The March Gowanus Canal CAG General meeting was held at the St Mary's houses on Carroll Street on its regular last Tuesday of the month at 6:30 PM
In attendance were EPA Project Manager, Christos Tsiamis and Legal Counsel, Brian Carr as well as representatives from the Army Corp of Engineers, NOAA (National Oceanic and Atmospheric Administration) and US Fish and Wildlife Service. They were there to explain their role as some of the Trustees in a program called the National Resource Damage Assessment (NRDA) which helps neighborhoods/communities recover monetary damages suffered from environmental accidents/disasters/situations
We were given an update by both EPA representatives:
--4th Street Basin pilot study/design is 50% complete.
--The First Street Basin may begin by late fall early 2018.
--The 5th Street basin has had some work done. some data collected and that data is currently being reviewed. There should be more updates regarding this basin at the next general meeting.
There is still work to be done in the design of the upper canal
--- stabilizing the banks of the Canal to prohibit any further contamination from leeching into the waterway-- a complicated task of the project since there are multiple properties/owners involved. The bulkhead construction must come before the dredging can begin and all legal agreements must be in place for this to proceed.
EPA hopes to begin dredging at the head of the canal by late 2018.
Part of the discussion turned to some of the financial facts of our Gowanus Superfund Project. Lately, there has been quite a bit of buzz regarding the Superfund status of the Canal since the new administration has taken over.
There have been articles claiming that the funding is endangered--indeed the project could be endangered.
During the course of last week's meeting, funding (or lack thereof) did come up. We were told that a particular "basket" of funding would be running out very soon. This would mean that the work would continue but at an extremely slowed pace. The slowdown would NOT affect or extend the consent agreement timeline that EPA has with the City of New York regarding the April 2020 deadline for the city to acquire the properties they wish to either purchase or seize at the head of the canal for the required retention tank placement. But a slowdown in general should be expected and of course, a slowdown is never welcome.
Shortly after that on March 30th, to be exact, EPA issued the following statement:
"Work on the Gowanus Canal is expected to continue using funding that the EPA already has and, as is the goal of the Superfund program, relying on the work being conducted by those parties responsible for the pollution at the site. The regional office has not requested additional funding from EPA's national office.
The EPA currently has several administrative orders in place which ensure the completion of design work and a dredging and capping pilot. Under those orders, work is expected to begin later this year on the pilot in the 4th Street Turning Basin.
2022 remains the EPA estimated target for completion of the dredging work at the Gowanus Canal Superfund site, with work on the Combined Sewer Overflows completed after that."
So, with that good and most welcomed news, things seem to be progressing mostly on schedule.
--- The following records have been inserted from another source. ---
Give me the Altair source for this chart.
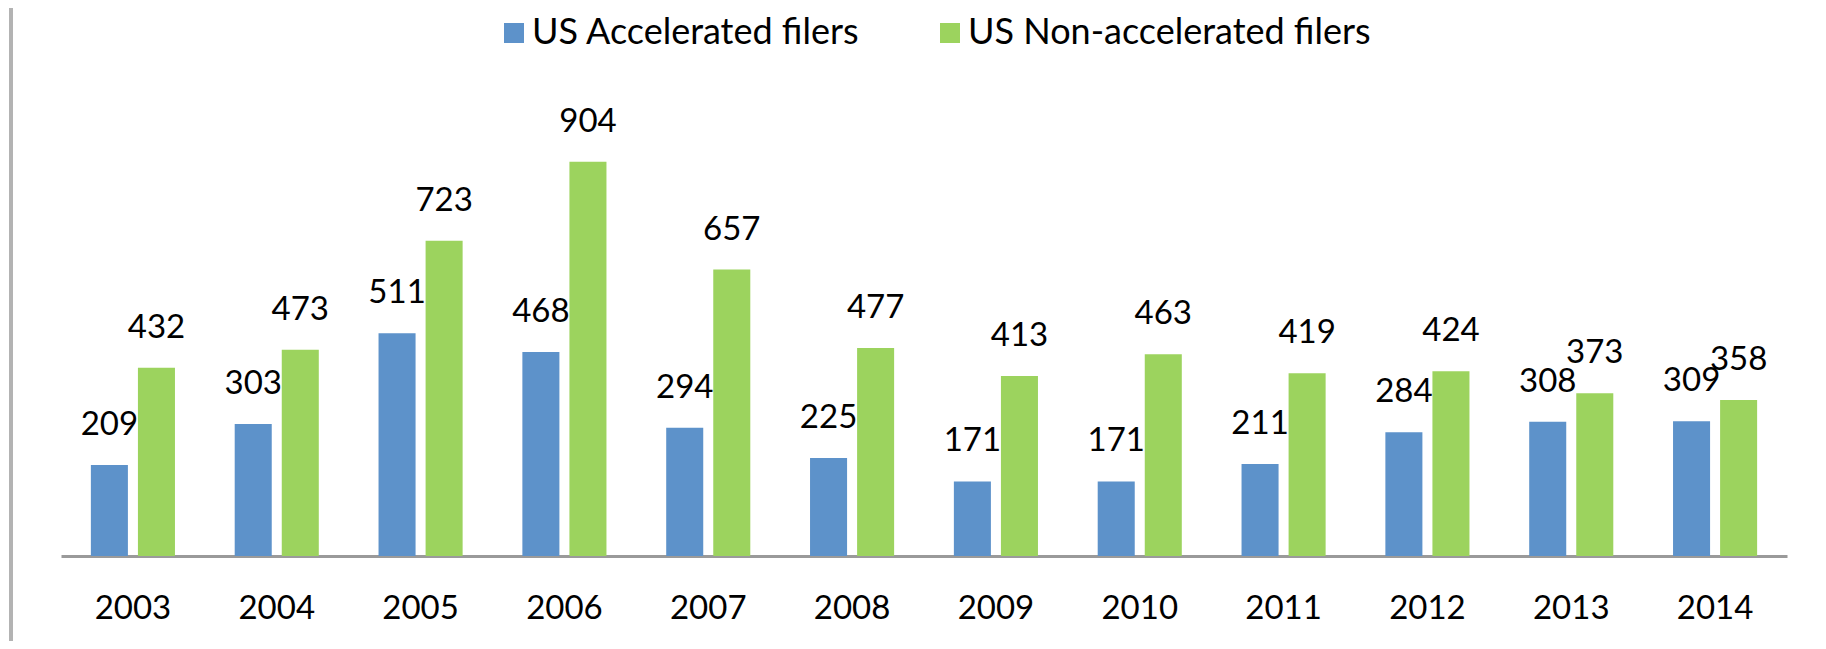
import altair as alt
import pandas as pd

years = ["2003", "2004", "2005", "2006", "2007", "2008", "2009", "2010", "2011", "2012", "2013", "2014"]
accelerated = [209, 303, 511, 468, 294, 225, 171, 171, 211, 284, 308, 309]
non_accelerated = [432, 473, 723, 904, 657, 477, 413, 463, 419, 424, 373, 358]
series_names = ["US Accelerated filers", "US Non-accelerated filers"]
series_colors = ["#5D92CA", "#9CD35E"]

rows = []
for y, a, n in zip(years, accelerated, non_accelerated):
    rows.append({"year": y, "series": series_names[0], "value": a})
    rows.append({"year": y, "series": series_names[1], "value": n})
df = pd.DataFrame(rows)

FONT = "Lato"
W, H = 1726, 436

x_enc = alt.X(
    "year:N",
    sort=years,
    scale=alt.Scale(paddingInner=0.346, paddingOuter=0.173),
    axis=alt.Axis(
        title=None,
        labelAngle=0,
        labelFont=FONT,
        labelFontSize=33,
        labelColor="#000000",
        labelBaseline="middle",
        labelPadding=52,
        ticks=False,
        tickSize=0,
        domainColor="#9a9a9a",
        domainWidth=3,
        grid=False,
    ),
)
xoff_enc = alt.XOffset(
    "series:N", sort=series_names, scale=alt.Scale(paddingInner=0.213, paddingOuter=0.106)
)
y_enc = alt.Y("value:Q", scale=alt.Scale(domain=[0, 1000], nice=False), axis=None)

bars = alt.Chart(df).mark_bar().encode(
    x=x_enc,
    xOffset=xoff_enc,
    y=y_enc,
    color=alt.Color(
        "series:N",
        sort=series_names,
        scale=alt.Scale(domain=series_names, range=series_colors),
        legend=alt.Legend(
            title=None,
            orient="none",
            legendX=435,
            legendY=-105,
            direction="horizontal",
            symbolType="square",
            symbolSize=400,
            symbolStrokeWidth=0,
            symbolOpacity=1,
            labelFont=FONT,
            labelFontSize=36,
            labelColor="#000000",
            labelOffset=0,
            labelLimit=1000,
            columnPadding=72,
            padding=0,
        ),
    ),
)

labels = alt.Chart(df).mark_text(
    font=FONT, fontSize=33, color="#000000", baseline="alphabetic", dy=-30
).encode(
    x=alt.X("year:N", sort=years),
    xOffset=alt.XOffset("series:N", sort=series_names),
    y=alt.Y("value:Q"),
    text=alt.Text("value:Q"),
)

border = alt.Chart(pd.DataFrame({"a": [0]})).mark_rule(color="#b3b3b3", strokeWidth=4).encode(
    x=alt.value(-50),
    y=alt.value(-112),
    y2=alt.value(H + 85),
)

chart = (
    alt.layer(bars, labels, border)
    .properties(
        width=W,
        height=H,
        autosize=alt.AutoSizeParams(type="none"),
        padding={"left": 53, "top": 112, "right": 31, "bottom": 85},
    )
    .configure_view(strokeWidth=0)
)

chart.save("out.html", embed_options={"renderer": "svg", "actions": False})
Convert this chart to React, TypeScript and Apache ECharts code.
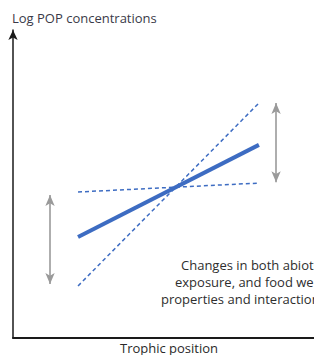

The rest of the evening were presentations made by NOAA, US Fish and Wildlife Services and the Army Corp of Engineers regarding the possibility of NRDA recovering additional monies from the responsible parties in order to sort of replace or make up for some of the environmental damages done to the community because of the polluted condition of the Gowanus waterway.
The representatives, explained how this can work by using oil spills in different parts of the country as examples. So, an oil spill diminishes or decimates the wildlife in a waterway---the fish/wildlife habitat has been destroyed or severely damaged, the NRDA program, through the Trustees, which are people from the attending organizations, as well as others, works with the community and the facts of the site itself to determine that there are significant injuries to proceed with an attempt to compensate the public through monies recovered from the Responsible Parties for those lost resources.
In other words, National Grid, City of New York and other responsible parties would ideally contribute monetarily to pay for the environmental damages suffered by the community, This is not a sure thing, but it is possible.
The community would be encouraged to work with the NRDA Trustees to try to come up with ideas as how to use those monies in ways to restore/maintain the habitat. For example perhaps adding softer edges, where possible, along the waterway to create a "wetland" habitat where certain types of aquatic life would be encouraged to return and flourish.
There are other ideas and all ideas are encouraged. The CAG Land Use Committee (please see the Gowanus Canal CAG website for the calendar of meetings) will be having continuing discussions about this and it will be further discussed at upcoming general meetings as well.
As always, all meetings are open to the public. Everyone is welcome to bring their ideas and voices to the CAG!